Supplied information:
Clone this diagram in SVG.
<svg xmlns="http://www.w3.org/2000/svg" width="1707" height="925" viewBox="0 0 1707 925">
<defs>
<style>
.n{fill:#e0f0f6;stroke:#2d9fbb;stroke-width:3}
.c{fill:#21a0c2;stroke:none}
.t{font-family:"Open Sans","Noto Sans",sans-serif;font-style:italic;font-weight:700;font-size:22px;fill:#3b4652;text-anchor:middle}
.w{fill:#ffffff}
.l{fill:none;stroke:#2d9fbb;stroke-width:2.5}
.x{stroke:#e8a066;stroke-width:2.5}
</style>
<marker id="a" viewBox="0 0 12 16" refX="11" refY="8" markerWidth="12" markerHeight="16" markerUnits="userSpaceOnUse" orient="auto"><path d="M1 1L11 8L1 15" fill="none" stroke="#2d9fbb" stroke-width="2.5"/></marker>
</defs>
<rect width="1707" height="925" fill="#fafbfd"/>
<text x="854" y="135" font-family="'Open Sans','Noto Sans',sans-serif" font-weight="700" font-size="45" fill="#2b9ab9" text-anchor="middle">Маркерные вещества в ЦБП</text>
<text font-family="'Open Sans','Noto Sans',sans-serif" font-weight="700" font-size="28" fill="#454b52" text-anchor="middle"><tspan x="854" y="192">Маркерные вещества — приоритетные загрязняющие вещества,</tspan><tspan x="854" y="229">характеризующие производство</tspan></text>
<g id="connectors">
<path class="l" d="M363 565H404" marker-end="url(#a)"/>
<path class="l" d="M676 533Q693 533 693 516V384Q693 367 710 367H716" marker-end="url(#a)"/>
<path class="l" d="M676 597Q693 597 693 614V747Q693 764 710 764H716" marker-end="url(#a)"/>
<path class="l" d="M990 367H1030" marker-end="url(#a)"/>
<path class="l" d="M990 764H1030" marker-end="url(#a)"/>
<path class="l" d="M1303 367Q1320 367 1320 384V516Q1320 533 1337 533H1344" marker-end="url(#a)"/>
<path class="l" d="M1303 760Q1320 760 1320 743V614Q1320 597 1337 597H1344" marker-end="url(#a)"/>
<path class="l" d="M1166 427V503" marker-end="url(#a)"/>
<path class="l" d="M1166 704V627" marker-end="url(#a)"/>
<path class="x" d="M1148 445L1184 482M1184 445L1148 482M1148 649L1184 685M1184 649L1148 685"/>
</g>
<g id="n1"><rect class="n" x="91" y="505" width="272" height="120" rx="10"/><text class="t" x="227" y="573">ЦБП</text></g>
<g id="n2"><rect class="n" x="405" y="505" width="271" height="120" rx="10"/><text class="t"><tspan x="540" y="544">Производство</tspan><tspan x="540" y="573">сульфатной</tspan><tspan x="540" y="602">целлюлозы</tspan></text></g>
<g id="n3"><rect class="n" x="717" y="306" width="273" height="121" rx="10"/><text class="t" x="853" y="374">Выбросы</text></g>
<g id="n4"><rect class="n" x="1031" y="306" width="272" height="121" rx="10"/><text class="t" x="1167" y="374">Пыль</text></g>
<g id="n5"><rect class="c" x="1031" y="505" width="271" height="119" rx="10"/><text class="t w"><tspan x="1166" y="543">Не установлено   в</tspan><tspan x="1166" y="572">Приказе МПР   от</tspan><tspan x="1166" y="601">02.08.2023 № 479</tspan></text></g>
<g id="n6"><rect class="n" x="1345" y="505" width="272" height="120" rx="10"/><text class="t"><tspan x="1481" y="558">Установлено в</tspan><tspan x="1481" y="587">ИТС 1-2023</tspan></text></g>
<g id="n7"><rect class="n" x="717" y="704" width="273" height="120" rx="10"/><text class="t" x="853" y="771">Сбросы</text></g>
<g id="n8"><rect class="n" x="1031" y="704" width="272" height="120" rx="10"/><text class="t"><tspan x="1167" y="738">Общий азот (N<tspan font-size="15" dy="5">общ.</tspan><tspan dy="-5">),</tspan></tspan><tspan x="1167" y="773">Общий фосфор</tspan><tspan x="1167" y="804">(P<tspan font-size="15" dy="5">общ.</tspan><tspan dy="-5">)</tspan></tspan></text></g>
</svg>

To do: Type out the material again exactly as presented.

Complete response:
Clone this diagram in SVG.
<svg xmlns="http://www.w3.org/2000/svg" width="1707" height="925" viewBox="0 0 1707 925">
<defs>
<style>
.n{fill:#e0f0f6;stroke:#2d9fbb;stroke-width:3}
.c{fill:#21a0c2;stroke:none}
.t{font-family:"Open Sans","Noto Sans",sans-serif;font-style:italic;font-weight:700;font-size:22px;fill:#3b4652;text-anchor:middle}
.w{fill:#ffffff}
.l{fill:none;stroke:#2d9fbb;stroke-width:2.5}
.x{stroke:#e8a066;stroke-width:2.5}
</style>
<marker id="a" viewBox="0 0 12 16" refX="11" refY="8" markerWidth="12" markerHeight="16" markerUnits="userSpaceOnUse" orient="auto"><path d="M1 1L11 8L1 15" fill="none" stroke="#2d9fbb" stroke-width="2.5"/></marker>
</defs>
<rect width="1707" height="925" fill="#fafbfd"/>
<text x="854" y="135" font-family="'Open Sans','Noto Sans',sans-serif" font-weight="700" font-size="45" fill="#2b9ab9" text-anchor="middle">Маркерные вещества в ЦБП</text>
<text font-family="'Open Sans','Noto Sans',sans-serif" font-weight="700" font-size="28" fill="#454b52" text-anchor="middle"><tspan x="854" y="192">Маркерные вещества — приоритетные загрязняющие вещества,</tspan><tspan x="854" y="229">характеризующие производство</tspan></text>
<g id="connectors">
<path class="l" d="M363 565H404" marker-end="url(#a)"/>
<path class="l" d="M676 533Q693 533 693 516V384Q693 367 710 367H716" marker-end="url(#a)"/>
<path class="l" d="M676 597Q693 597 693 614V747Q693 764 710 764H716" marker-end="url(#a)"/>
<path class="l" d="M990 367H1030" marker-end="url(#a)"/>
<path class="l" d="M990 764H1030" marker-end="url(#a)"/>
<path class="l" d="M1303 367Q1320 367 1320 384V516Q1320 533 1337 533H1344" marker-end="url(#a)"/>
<path class="l" d="M1303 760Q1320 760 1320 743V614Q1320 597 1337 597H1344" marker-end="url(#a)"/>
<path class="l" d="M1166 427V503" marker-end="url(#a)"/>
<path class="l" d="M1166 704V627" marker-end="url(#a)"/>
<path class="x" d="M1148 445L1184 482M1184 445L1148 482M1148 649L1184 685M1184 649L1148 685"/>
</g>
<g id="n1"><rect class="n" x="91" y="505" width="272" height="120" rx="10"/><text class="t" x="227" y="573">ЦБП</text></g>
<g id="n2"><rect class="n" x="405" y="505" width="271" height="120" rx="10"/><text class="t"><tspan x="540" y="544">Производство</tspan><tspan x="540" y="573">сульфатной</tspan><tspan x="540" y="602">целлюлозы</tspan></text></g>
<g id="n3"><rect class="n" x="717" y="306" width="273" height="121" rx="10"/><text class="t" x="853" y="374">Выбросы</text></g>
<g id="n4"><rect class="n" x="1031" y="306" width="272" height="121" rx="10"/><text class="t" x="1167" y="374">Пыль</text></g>
<g id="n5"><rect class="c" x="1031" y="505" width="271" height="119" rx="10"/><text class="t w"><tspan x="1166" y="543">Не установлено   в</tspan><tspan x="1166" y="572">Приказе МПР   от</tspan><tspan x="1166" y="601">02.08.2023 № 479</tspan></text></g>
<g id="n6"><rect class="n" x="1345" y="505" width="272" height="120" rx="10"/><text class="t"><tspan x="1481" y="558">Установлено в</tspan><tspan x="1481" y="587">ИТС 1-2023</tspan></text></g>
<g id="n7"><rect class="n" x="717" y="704" width="273" height="120" rx="10"/><text class="t" x="853" y="771">Сбросы</text></g>
<g id="n8"><rect class="n" x="1031" y="704" width="272" height="120" rx="10"/><text class="t"><tspan x="1167" y="738">Общий азот (N<tspan font-size="15" dy="5">общ.</tspan><tspan dy="-5">),</tspan></tspan><tspan x="1167" y="773">Общий фосфор</tspan><tspan x="1167" y="804">(P<tspan font-size="15" dy="5">общ.</tspan><tspan dy="-5">)</tspan></tspan></text></g>
</svg>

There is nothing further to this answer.